Escrito sobre a escrita
Minha alma de poeta quer falar
Mas a poesia, relutante,
Nega-se a sussurrar-se aos meus ouvidos.
Respeito-a
(devo ser-lhe obediente)
Ainda que me custe
Ainda que me doa
Ainda que eu sofra.
Penso:
Quantas vezes
Quiseste-me poesia
E não passei de folha em branco.
Ler é um jeito prazeroso de aprender. Já escrever é uma necessidade vital, uma espécie de respiro, um terceiro pulmão que criei, um modo de deleite ao que me permito e busco. Sem mais dizeres melífluos, abandono o caminho das flores e tomo o caminho agreste das pedras, pois escrever é também um desafio, um parto, uma dor. É se expor. A escrita é uma arte sedutora para quem a exerce, e se torna taça embriagante para aquele que, ao ler, sente que um mundo se constrói, concomitante, dentro, em volta, por um momento, para sempre. Difícil saber onde acontecerá esse enamoramento, esse clímax, esse delírio literário, essa dança sobre o palco cujo par é linhas redigidas e olhos famintos. Escrever é sagrado e fecundo. Acolher uma escritura – a Sagrada ou aquela que se reveste de sagrado – é tornar-se portador de algo divino. Lembremos: “No Princípio era o Verbo... e o Verbo se fez carne e habitou entre nós.” Habita dentro de um bom texto qualquer espírito que foge ao controle do escritor e é este mesmo espírito aquele que “possui” quem le e nele se faz carne, vida, caminho, resposta, provocação, anedota, lágrima, sentido, prazer, clareira, imaginação, silêncio.
O melhor texto está sempre por vir, a intuição mais arrebatadora ainda não aconteceu, a frase perfeita caminha distante, mas, sinto, aproxima-se, o conteúdo de melhor leitura aguarda ser explorado, a estética textual mais límpida é um sonho, a poética homérica ou shakespeariana, beirando a perfeição, faz-se anseio, em suma, o conseguir dizer o que se quer, de modo pleno, traz consigo as dores de parto que geram a vida. Para o músico é a canção, para o poeta é o verso, para o artista é performance, para o escultor é o entalhe, para o escritor é o encontrar a palavra certa e encaixá-la de modo simétrico, sem deixar vazão para que a ideia escape, sem ditar normas à verdade, tampouco ocultá-la, sem que alguma dúvida lesione o conjunto da obra.

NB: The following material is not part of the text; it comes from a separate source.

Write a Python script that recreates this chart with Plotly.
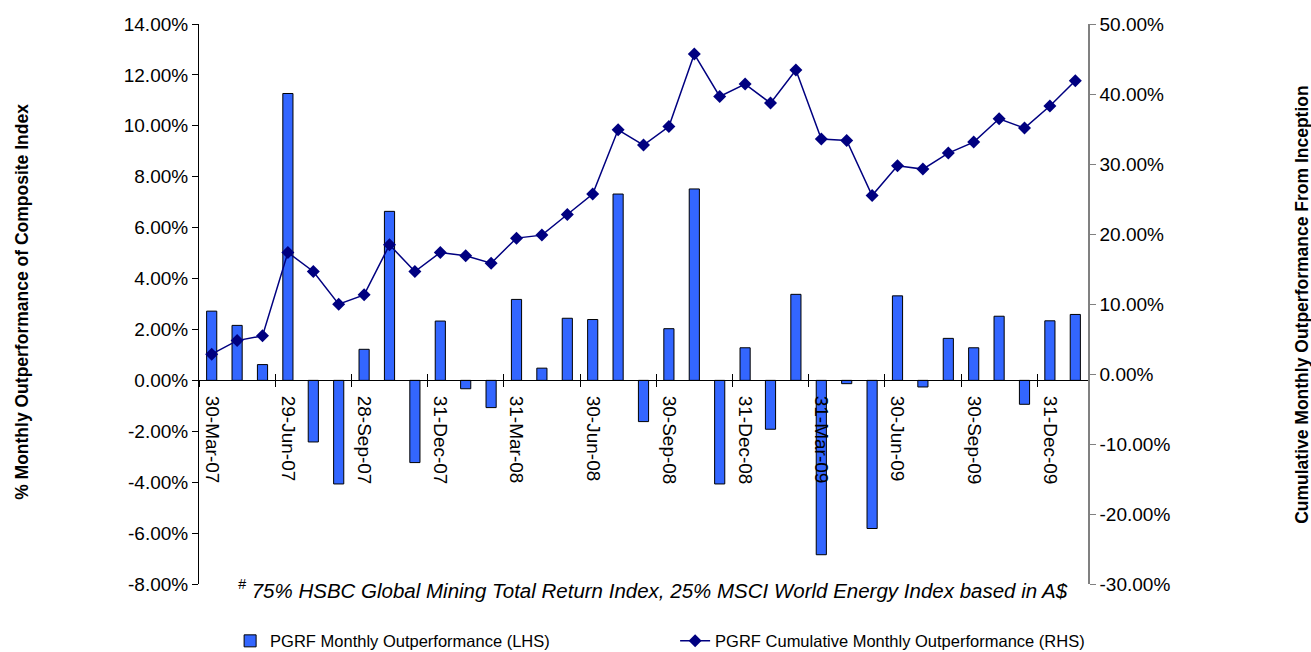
import plotly.graph_objects as go

dates = ["30-Mar-07", "30-Apr-07", "31-May-07", "29-Jun-07", "31-Jul-07", "31-Aug-07",
         "28-Sep-07", "31-Oct-07", "30-Nov-07", "31-Dec-07", "31-Jan-08", "29-Feb-08",
         "31-Mar-08", "30-Apr-08", "30-May-08", "30-Jun-08", "31-Jul-08", "29-Aug-08",
         "30-Sep-08", "31-Oct-08", "28-Nov-08", "31-Dec-08", "30-Jan-09", "27-Feb-09",
         "31-Mar-09", "30-Apr-09", "29-May-09", "30-Jun-09", "31-Jul-09", "31-Aug-09",
         "30-Sep-09", "30-Oct-09", "30-Nov-09", "31-Dec-09", "29-Jan-10"]

monthly = [2.72, 2.16, 0.62, 11.27, -2.42, -4.07, 1.22, 6.64, -3.23, 2.33, -0.33, -1.07,
           3.18, 0.48, 2.44, 2.39, 7.32, -1.62, 2.03, 7.52, -4.07, 1.28, -1.92, 3.38,
           -6.85, -0.13, -5.82, 3.32, -0.26, 1.65, 1.28, 2.52, -0.94, 2.34, 2.59]

cumulative = [2.83, 4.77, 5.45, 17.36, 14.64, 9.97, 11.31, 18.45, 14.64, 17.36, 16.88, 15.83,
              19.41, 19.84, 22.79, 25.70, 34.89, 32.70, 35.36, 45.71, 39.65, 41.42, 38.70, 43.42,
              33.56, 33.36, 25.50, 29.75, 29.27, 31.56, 33.13, 36.46, 35.13, 38.28, 41.90]

tick_labels = dates[::3]

left_ticks = [-8, -6, -4, -2, 0, 2, 4, 6, 8, 10, 12, 14]
left_tick_text = ["-8.00%", "-6.00%", "-4.00%", "-2.00%", "0.00%", "2.00%", "4.00%",
                  "6.00%", "8.00%", "10.00%", "12.00%", "14.00%"]
right_ticks = [-30, -20, -10, 0, 10, 20, 30, 40, 50]
right_tick_text = ["-30.00%", "-20.00%", "-10.00%", "0.00%", "10.00%", "20.00%",
                   "30.00%", "40.00%", "50.00%"]

left_title = "% Monthly Outperformance of Composite Index"
right_title = "Cumulative Monthly Outperformance From Inception"
footnote = "<sup>#</sup> 75% HSBC Global Mining Total Return Index, 25% MSCI World Energy Index based in A$"
bar_name = "PGRF Monthly Outperformance (LHS)"
line_name = "PGRF Cumulative Monthly Outperformance (RHS)"

FONT = "Liberation Sans, Arial, sans-serif"
n = len(dates)
zero_pos = 8 / 22
boundary_ticks = [i - 0.5 for i in range(0, n, 3)]
# small non-breaking-space lead so labels sit below the crossing tick marks
tick_text = ["\u00a0\u00a0" + t for t in tick_labels]

fig = go.Figure()
fig.add_trace(go.Bar(
    x=dates, y=monthly, name=bar_name, yaxis="y",
    marker=dict(color="#3366FF", line=dict(color="black", width=1)),
))
fig.add_trace(go.Scatter(
    x=dates, y=cumulative, name=line_name, yaxis="y2", mode="lines+markers",
    line=dict(color="#000080", width=1.5),
    marker=dict(symbol="diamond", size=10, color="#000080"),
))
# empty helper traces so the tick-mark-only axes get drawn
for ax in ("x2", "x3"):
    fig.add_trace(go.Scatter(x=[None], y=[None], xaxis=ax, yaxis="y",
                             showlegend=False, hoverinfo="skip", mode="markers"))

tick_axis = dict(
    overlaying="x", anchor="free", position=zero_pos,
    range=[-0.5, n - 0.5], autorange=False,
    tickmode="array", tickvals=boundary_ticks, showticklabels=False,
    ticklen=6, tickcolor="black", showline=False, showgrid=False, zeroline=False,
)

fig.update_layout(
    width=1311, height=652,
    margin=dict(l=199, r=223, t=24, b=68, autoexpand=False),
    paper_bgcolor="white", plot_bgcolor="white",
    font=dict(family=FONT, size=18, color="black"),
    bargap=0.6,
    showlegend=True,
    legend=dict(orientation="h", x=0.035, y=-0.102, xanchor="left", yanchor="middle",
                font=dict(size=16.5), entrywidth=400, entrywidthmode="pixels",
                bgcolor="rgba(0,0,0,0)"),
    xaxis=dict(
        type="category", anchor="free", position=zero_pos,
        range=[-0.5, n - 0.5], autorange=False,
        showline=True, linecolor="black", linewidth=1,
        tickmode="array", tickvals=tick_labels, ticktext=tick_text,
        ticks="", tickangle=90, showgrid=False, zeroline=False,
        tickfont=dict(size=19),
    ),
    xaxis2=dict(ticks="outside", **tick_axis),
    xaxis3=dict(ticks="inside", **tick_axis),
    yaxis=dict(
        range=[-8, 14], tickmode="array", tickvals=left_ticks, ticktext=left_tick_text,
        showline=True, linecolor="black", linewidth=1,
        ticks="outside", ticklen=6, tickcolor="black",
        showgrid=False, zeroline=False, tickfont=dict(size=19),
    ),
    yaxis2=dict(
        range=[-30, 50], tickmode="array", tickvals=right_ticks, ticktext=right_tick_text,
        overlaying="y", side="right",
        showline=True, linecolor="#808080", linewidth=1.5,
        ticks="outside", ticklen=6, tickcolor="#808080",
        showgrid=False, zeroline=False, tickfont=dict(size=19),
    ),
    annotations=[
        dict(text="<b>" + left_title + "</b>", xref="paper", yref="paper",
             x=(22 - 199) / 889, y=(584 - 302) / 559.7, textangle=-90,
             showarrow=False, font=dict(size=17.5), xanchor="center", yanchor="middle"),
        dict(text="<b>" + right_title + "</b>", xref="paper", yref="paper",
             x=(1302 - 199) / 889, y=(584 - 305) / 559.7, textangle=-90,
             showarrow=False, font=dict(size=17.5), xanchor="center", yanchor="middle"),
        dict(text="<i>" + footnote + "</i>", xref="paper", yref="paper",
             x=(236 - 199) / 889, y=(584 - 589) / 559.7, xanchor="left", yanchor="middle",
             showarrow=False, font=dict(size=20.5)),
    ],
)

fig.write_html("out.html")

O primogênito dos escritores, a Palavra pela qual tudo foi criado, o detentor de todo o saber, a mão que conhece todos as letras e números, todas as gramáticas e línguas, suas regras e seus limites, quanto custa a Ele escrever em seus filhos, com letras que são outras, a sua Escritura, o seu Testamento – Velho ou Novo. Se ao escritor compete superar a página em branco, a Deus compete superar o quê? O dilema no qual me encontro, a esta altura do texto, parece trair minha própria lógica, ao passo que responde às buscas das quais falo e pelas quais almejo. Enquanto aquele que escreve, vou superando a página vazia e, de frase em frase, parágrafo após parágrafo, o texto vai se tornando plástico e, delicadamente, ocupa seu espaço de sentido. Acomoda-se, de modo satisfatório, à tentativa de seduzir e fecundar a alma da leitora, do leitor. Por outro lado, escorrego outra vez o olhar até a poesia que abre a reflexão e já não sei se continuo como escritor ou se me recolho em meu poeta e, debruçado sobre o pensamento, garimpo, o quanto for possível, qualquer mínima resposta ao que agora se apresenta como pergunta:
Quantas vezes
Quiseste-me poesia
E não passei de folha em branco (?).
Escrever é escrever-se. Escreve-se com sangue, escreve-se com a vida, escreve-se a partir do que se é, a partir do que se tem, a partir do que se busca. É arte e como tal é exigente, é livre, é bela. O “Faça-se em mim segundo vossa palavra”, registrado na Escritura Sagrada, é mais poético do que supúnhamos. E é mais voraz do que quiséramos. Quando alguém permite ao versículo sua realização, a folha em branco do verso ganha tinta e se inicia o processo de restauração. E todos os demais versículos, cada qual ao seu tempo, ganham nova oportunidade de serem impressos nos tecidos com que se cose a vida. Quem os escreverá? Eu nesta folha? Deus em mim? Ambos em ambos.